さらにバス停での停車や、乗客の乗降の問題、運賃の支払いなど、路線バスの自動運転化には多くの問題が横たわる。
鉄道の世界では、新都市交通(自動案内軌条旅客輸送システム)という形で、すでに自動運転の技術が実用化されている。実用化されているものの、つい最近にもトラブルがあり、自動運転は果たして大丈夫なの、という声もあがっている。
乗り物の形態は異なるものの、自動運転が一般人に、より理解され、受け入れられる素地を社会的にも形成されていく必要が、まずあるのかも知れない。

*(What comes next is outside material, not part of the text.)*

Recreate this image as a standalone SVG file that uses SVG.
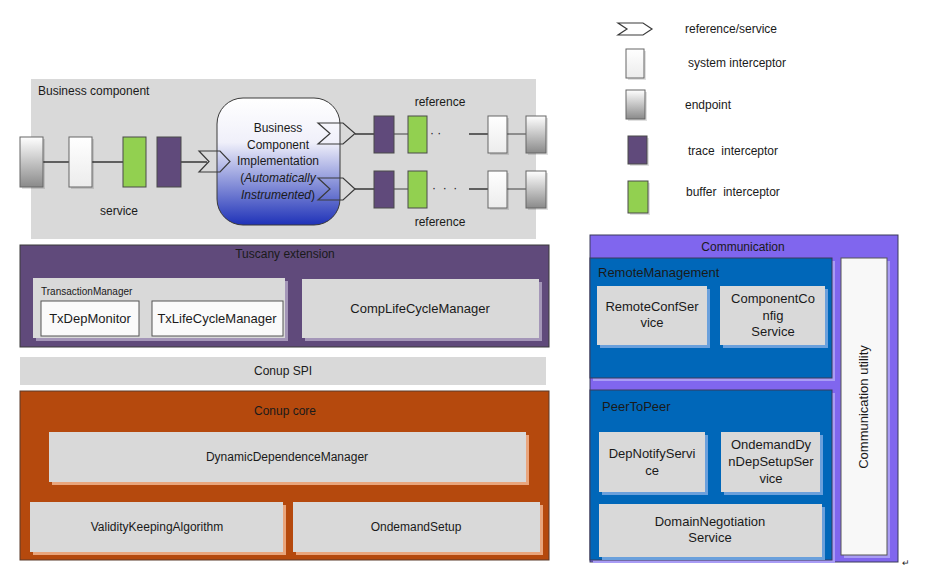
<svg xmlns="http://www.w3.org/2000/svg" width="933" height="581" viewBox="0 0 933 581">
<defs>
<linearGradient id="gEnd" x1="0" y1="0" x2="0" y2="1"><stop offset="0" stop-color="#ffffff"/><stop offset="1" stop-color="#8a8a8a"/></linearGradient>
<linearGradient id="gSys" x1="0" y1="0" x2="0" y2="1"><stop offset="0" stop-color="#ffffff"/><stop offset="1" stop-color="#ececec"/></linearGradient>
<linearGradient id="gImpl" x1="0" y1="0" x2="0" y2="1"><stop offset="0" stop-color="#ffffff"/><stop offset="0.35" stop-color="#f0f0fa"/><stop offset="1" stop-color="#1f32b8"/></linearGradient>
<style>
text{font-family:"Liberation Sans",Arial,sans-serif;fill:#1a1a1a}
.t12{font-size:12px}.t13{font-size:13px}.t10{font-size:10px}
.c{text-anchor:middle}
.sh{fill:#000;opacity:0.12}
.ep{fill:url(#gEnd);stroke:#666;stroke-width:1}
.si{fill:url(#gSys);stroke:#666;stroke-width:1}
.tr{fill:#604a7b;stroke:#4a4a4a;stroke-width:1}
.bu{fill:#92d050;stroke:#4a4a4a;stroke-width:1}
.chev{fill:none;stroke:#3a3a3a;stroke-width:1.2}
.ln{stroke:#404040;stroke-width:1.6;fill:none}
.gbox{fill:#d9d9d9}
.wbox{fill:#fafafa;stroke:#555;stroke-width:1}
</style>
</defs>
<rect width="933" height="581" fill="#ffffff"/>

<!-- Legend -->
<g id="legend">
<polygon class="chev" points="618,23 643,23 652,29 643,35 618,35 627,29"/>
<text class="t12" x="685" y="33">reference/service</text>
<rect class="sh" x="628" y="51" width="18" height="29"/>
<rect class="si" x="626" y="49" width="18" height="29"/>
<text class="t12" x="688" y="67">system interceptor</text>
<rect class="sh" x="628" y="92" width="19" height="29"/>
<rect class="ep" x="626" y="90" width="19" height="29"/>
<text class="t12" x="685" y="109">endpoint</text>
<rect class="sh" x="630" y="138" width="19" height="28"/>
<rect class="tr" x="628" y="136" width="19" height="28"/>
<text class="t12" x="688" y="155" xml:space="preserve">trace  interceptor</text>
<rect class="sh" x="630" y="183" width="20" height="32"/>
<rect class="bu" x="628" y="181" width="20" height="32"/>
<text class="t12" x="686" y="196" xml:space="preserve">buffer  interceptor</text>
</g>

<!-- Business component -->
<g id="business-component">
<rect x="31" y="79" width="505" height="160" class="gbox"/>
<text class="t12" x="38" y="95">Business component</text>
<text class="t12 c" x="119" y="215">service</text>
<text class="t12 c" x="440" y="106">reference</text>
<text class="t12 c" x="440" y="226">reference</text>
</g>

<g id="connectors">
<line class="ln" x1="43" y1="162" x2="69" y2="162"/>
<line class="ln" x1="92" y1="162" x2="123" y2="162"/>
<line class="ln" x1="181" y1="162" x2="207" y2="162"/>
<line class="ln" x1="355" y1="134" x2="374" y2="134"/>
<line class="ln" x1="394" y1="134" x2="408" y2="134" style="stroke-width:1"/>
<line class="ln" x1="469" y1="134" x2="488" y2="134"/>
<line class="ln" x1="507" y1="134" x2="526" y2="134" style="stroke-width:1"/>
<line class="ln" x1="355" y1="189" x2="374" y2="189"/>
<line class="ln" x1="394" y1="189" x2="408" y2="189" style="stroke-width:1"/>
<line class="ln" x1="469" y1="189" x2="488" y2="189"/>
<line class="ln" x1="507" y1="189" x2="526" y2="189" style="stroke-width:1"/>
</g>

<g id="svc-endpoint"><rect class="sh" x="22" y="139" width="23" height="50"/><rect class="ep" x="20" y="137" width="23" height="50"/></g>
<g id="svc-system"><rect class="sh" x="71" y="139" width="23" height="50"/><rect class="si" x="69" y="137" width="23" height="50"/></g>
<g id="svc-buffer"><rect class="bu" x="123" y="137" width="23" height="50"/></g>
<g id="svc-trace"><rect class="tr" x="157" y="137" width="24" height="50"/></g>

<g id="impl">
<rect x="217" y="98" width="123" height="127" rx="26" fill="url(#gImpl)" stroke="#3a3a3a" stroke-width="1"/>
<text class="t12 c" x="278" y="132">Business</text>
<text class="t12 c" x="278" y="149">Component</text>
<text class="t12 c" x="278" y="165">Implementation</text>
<text class="t12 c" x="278" y="182">(<tspan font-style="italic">Automatically</tspan></text>
<text class="t12 c" x="278" y="199"><tspan font-style="italic">Instrumented</tspan>)</text>
</g>

<g id="svc-chevron"><polygon class="chev" points="199,151 220,151 230,161.5 220,172 199,172 209,161.5"/></g>
<g id="ref1-chevron"><polygon class="chev" points="318,123 343,123 355,133.5 343,144 318,144 330,133.5"/></g>
<g id="ref2-chevron"><polygon class="chev" points="318,178 343,178 355,189 343,200 318,200 330,189"/></g>

<g id="ref1">
<rect class="tr" x="374" y="116" width="20" height="37"/>
<rect class="bu" x="408" y="116" width="19" height="37"/>
<text class="t12" x="430" y="137" fill="#555">· ·</text>
<rect class="sh" x="490" y="118" width="19" height="37"/><rect class="si" x="488" y="116" width="19" height="37"/>
<rect class="sh" x="528" y="118" width="20" height="37"/><rect class="ep" x="526" y="116" width="20" height="37"/>
</g>
<g id="ref2">
<rect class="tr" x="374" y="171" width="20" height="37"/>
<rect class="bu" x="408" y="171" width="19" height="37"/>
<text class="t12" x="432" y="192" fill="#555" xml:space="preserve">·  ·  ·</text>
<rect class="sh" x="490" y="173" width="19" height="37"/><rect class="si" x="488" y="171" width="19" height="37"/>
<rect class="sh" x="528" y="173" width="20" height="37"/><rect class="ep" x="526" y="171" width="20" height="37"/>
</g>

<!-- Tuscany extension -->
<g id="tuscany">
<rect x="20" y="245" width="529" height="102" fill="#604a7b" stroke="#3a3a3a" stroke-width="1"/>
<text class="t12 c" x="285" y="258">Tuscany extension</text>
</g>
<g id="transaction-manager">
<rect x="36" y="281" width="252" height="60" fill="#a496b8"/>
<rect x="33" y="278" width="252" height="60" class="gbox"/>
<text class="t10" x="41" y="295">TransactionManager</text>
</g>
<g id="txdepmonitor">
<rect class="wbox" x="41" y="301" width="98" height="35"/>
<text class="t13 c" x="90" y="323">TxDepMonitor</text>
</g>
<g id="txlifecyclemanager">
<rect class="wbox" x="152" y="301" width="131" height="35"/>
<text class="t13 c" x="217" y="323">TxLifeCycleManager</text>
</g>
<g id="complifecyclemanager">
<rect x="305" y="282" width="237" height="59" fill="#a496b8"/>
<rect x="302" y="279" width="237" height="59" class="gbox"/>
<text class="t13 c" x="420" y="313">CompLifeCycleManager</text>
</g>

<g id="conup-spi">
<rect x="20" y="357" width="526" height="28" class="gbox"/>
<text class="t12 c" x="283" y="375">Conup SPI</text>
</g>

<!-- Conup core -->
<g id="conup-core">
<rect x="20" y="391" width="529" height="169" fill="#b5490d" stroke="#5a3a2a" stroke-width="1"/>
<text class="t12 c" x="285" y="415">Conup core</text>
</g>
<g id="ddm">
<rect x="52" y="435" width="477" height="50" fill="#e9a57c"/>
<rect x="49" y="432" width="477" height="50" class="gbox"/>
<text class="t12 c" x="287" y="461">DynamicDependenceManager</text>
</g>
<g id="vka">
<rect x="33" y="505" width="253" height="50" fill="#e9a57c"/>
<rect x="30" y="502" width="253" height="50" class="gbox"/>
<text class="t12 c" x="157" y="531">ValidityKeepingAlgorithm</text>
</g>
<g id="ondemandsetup">
<rect x="296" y="505" width="247" height="50" fill="#e9a57c"/>
<rect x="293" y="502" width="247" height="50" class="gbox"/>
<text class="t12 c" x="416" y="531">OndemandSetup</text>
</g>

<!-- Communication -->
<g id="communication">
<rect x="590" y="235" width="308" height="327" fill="#8066ee" stroke="#3a3a5a" stroke-width="1"/>
<text class="t12 c" x="743" y="251">Communication</text>
</g>
<g id="remote-management">
<rect x="593" y="261" width="242" height="120" fill="#a99cf5"/>
<rect x="590" y="258" width="242" height="120" fill="#0067b9" stroke="#3a3a5a" stroke-width="1"/>
<text class="t13" x="598" y="277">RemoteManagement</text>
</g>
<g id="remoteconfservice">
<rect x="600" y="289" width="110" height="59" fill="#6aa0dc"/>
<rect x="597" y="286" width="110" height="59" class="gbox"/>
<text class="t13 c" x="652" y="311">RemoteConfSer</text>
<text class="t13 c" x="652" y="327">vice</text>
</g>
<g id="componentconfigservice">
<rect x="723" y="289" width="105" height="59" fill="#6aa0dc"/>
<rect x="720" y="286" width="105" height="59" class="gbox"/>
<text class="t13 c" x="773" y="303">ComponentCo</text>
<text class="t13 c" x="773" y="320">nfig</text>
<text class="t13 c" x="773" y="336">Service</text>
</g>
<g id="peertopeer">
<rect x="593" y="393" width="242" height="170" fill="#a99cf5"/>
<rect x="590" y="390" width="242" height="170" fill="#0067b9" stroke="#3a3a5a" stroke-width="1"/>
<text class="t13" x="602" y="411">PeerToPeer</text>
</g>
<g id="depnotifyservice">
<rect x="602" y="435" width="106" height="60" fill="#6aa0dc"/>
<rect x="599" y="432" width="106" height="60" class="gbox"/>
<text class="t13 c" x="652" y="458">DepNotifyServi</text>
<text class="t13 c" x="652" y="475">ce</text>
</g>
<g id="ondemanddyndepsetupservice">
<rect x="724" y="435" width="99" height="60" fill="#6aa0dc"/>
<rect x="721" y="432" width="99" height="60" class="gbox"/>
<text class="t13 c" x="771" y="449">OndemandDy</text>
<text class="t13 c" x="771" y="466">nDepSetupSer</text>
<text class="t13 c" x="771" y="483">vice</text>
</g>
<g id="domainnegotiationservice">
<rect x="602" y="507" width="223" height="53" fill="#6aa0dc"/>
<rect x="599" y="504" width="223" height="53" class="gbox"/>
<text class="t13 c" x="710" y="526">DomainNegotiation</text>
<text class="t13 c" x="710" y="542">Service</text>
</g>
<g id="communication-utility">
<rect x="844" y="261" width="46" height="297" fill="#a99cf5"/>
<rect x="841" y="258" width="46" height="297" fill="#f8f8f8" stroke="#555" stroke-width="1"/>
<text class="t13 c" x="0" y="0" transform="translate(868,407) rotate(-90)">Communication utility</text>
</g>
<text x="902" y="566" font-size="9" fill="#888">↵</text>
</svg>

今回の実証実験で関わられた事業者の方々はもちろん、こうしたことはすでに理解していることが、話からもうかがえた。
日本国内の働き手不足、高齢化は待ったなしの状況となっている。こうした社会背景を見ると、自動運転の技術は将来、確実に必要になるであろう。自動運転の技術を導入しくことにより、進歩していく過程では、例えば運転士が急に具合が悪くなった時など、システムが運転のフォロー役になるといった使い方ができるかも知れない。こうしたことが路線バスの安全性を高めることにもつながり、また効率的な運転を図ることに結びつけることもできよう。
将来的には運転士が乗車せず、数台を遠隔操作する「レベル4」という段階の自動運転バスが、一部に導入される時代が来るのかも知れない。先に紹介した群馬大学の小木津准教授は2020年に早くもレベル4の自動運転を目指すと語っている。
そのためには、より技術の精度を高め、さらに自動運転用のセンサを道路側に埋設するなど、社会インフラの整備も必要となっていく。加えて自動運転に関しての法律の整備が必要となってくるのであろう。
私たちも徐々に広がり、浸透しつつある、そうした自動運転への理解を、深めていくことが大切な時代へと近づいているのかも知れない。